Hospital Storm Warning

Oct 04, 2011

The Spacehijackers were even more correct than they might have thought...

The financial vulnerability of UK hospitals was highlighted last week, although the cause of their symptoms was apparently up for debate.

Health Secretary Andrew Lansley claimed that 22 NHS trusts were “on the brink of financial collapse” as a result of their PFI debt obligations. But trust managers disputed this, accusing Lansley of trying to steer political heat away from the cuts. “The problems that we face are about having to cut our budgets by 4 per cent every year for the next four years.” one trust executive told the Independent.

So, who is right? Ominously for our hospitals, the answer is both.

Asking the NHS to deliver ‘efficiency savings’ of £15-20 billion by 2013-14 will have obvious and dramatic consequences for the quality of care the NHS can provide.

Meanwhile, PFI has been crippling NHS budgets around the country for years. As Private Eye observed this week: “In 2007… acute hospitals then deemed by the NHS to be so screwed they couldn’t borrow money were four times more likely than others to have large PFI contracts.” The magazine continues: “Then in 2009 when the Audit Commission found that six acute trusts had particularly debilitating deficits, what did we find? Yes, five were lumbered with massive PFI commitments.”

So far, so gloomy, yet the condition may deteriorate because when the forces of the cuts and PFI combine, the challenge for our hospitals grows graver.

A 2011 paper called Private Finance in Austerity addresses two problems of PFI budgets, 1) they are ring-fenced from cuts and 2) they’re indexed to inflation.

Professor of Public Health Allyson Pollock writes: “Although PFI charges preempt between 0.4% and 18.6% of annual hospital trust income, PFI contractors are insulated from efficiency targets.” In other words, PFI debt obligations are immune from cuts. This forces hospitals to make wider and deeper cuts across the rest of their services to continue meeting payments for PFI services.

But PFI contracts are notoriously inefficient and wasteful. For example, maintenance is often handled by off-site contractors who must be brought in to do menial tasks such as changing light-bulbs and moving heavy equipment. This expensive service is fairly unnecessary and the sort of thing a hospital manager would axe to save money. But PFI contracts forbid this. Cuts to other areas, like clinical stuff, hospital beds and drugs budgets must be more brutal to compensate.

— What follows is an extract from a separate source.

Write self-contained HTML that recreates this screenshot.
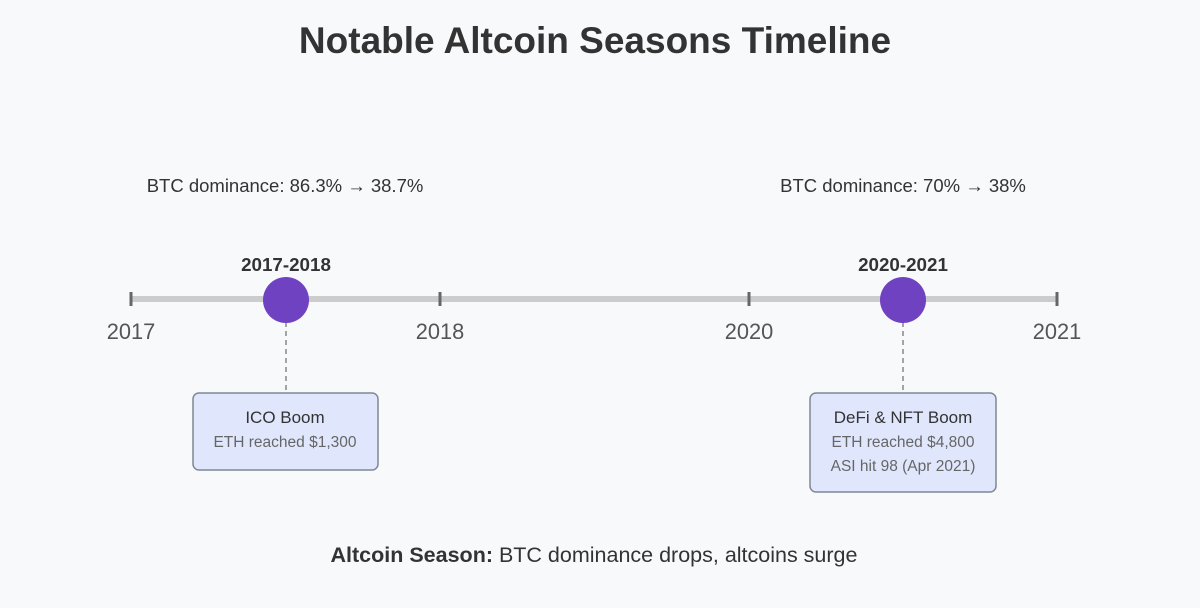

This year inflation rates have been at 4%, the highest in nearly two decades. PFI contracts are indexed to inflation, meaning the amount of money owed by hospitals is not fixed but rises with the inflation rate. For instance, if a PFI payment was £100 million last year, it will be £104 million this year. And, if inflation rates continue to rise, £108 million in 2012.

While hospital managers are frantically laying off staff and closing wards to meet ‘efficiency’ targets, PFI contracts are demanding more and more money to provide exactly the same service. This eats even further into frontline service budgets.

So, PFI has our hospitals in a mess but the government does have a trump card, if it wants to play it.

Pollock’s paper notes that some of the biggest PFI project money lenders of the last decade were the bailed out banks RBS, HBOS and Lloyds. Public ownership of these banks provides an ideal opportunity to renegotiate PFI interest rates and pass these savings on to hospitals.

... when they planted these signs around London hospitals one night, a few weeks back

She writes: “The government rescue means that bank ownership and its attendant risks have been transferred, completely or in part, from the private sector back to the public and the taxpayer. However, the case for paying bank lenders and shareholders higher interest rates under PFI rests on the claim that risk has been transferred to them. There can be no case therefore for not reopening these contracts. Management consultants, McKinsey & Company, estimated last year that a reduction of 0.02 to 0.03 percent in interest charges paid to contractors by NHS hospitals could save £200m a year.”

This would, of course, require joined up thinking and an admission that markets do not correct themselves but need regulation and intervention… Don’t hold your breath.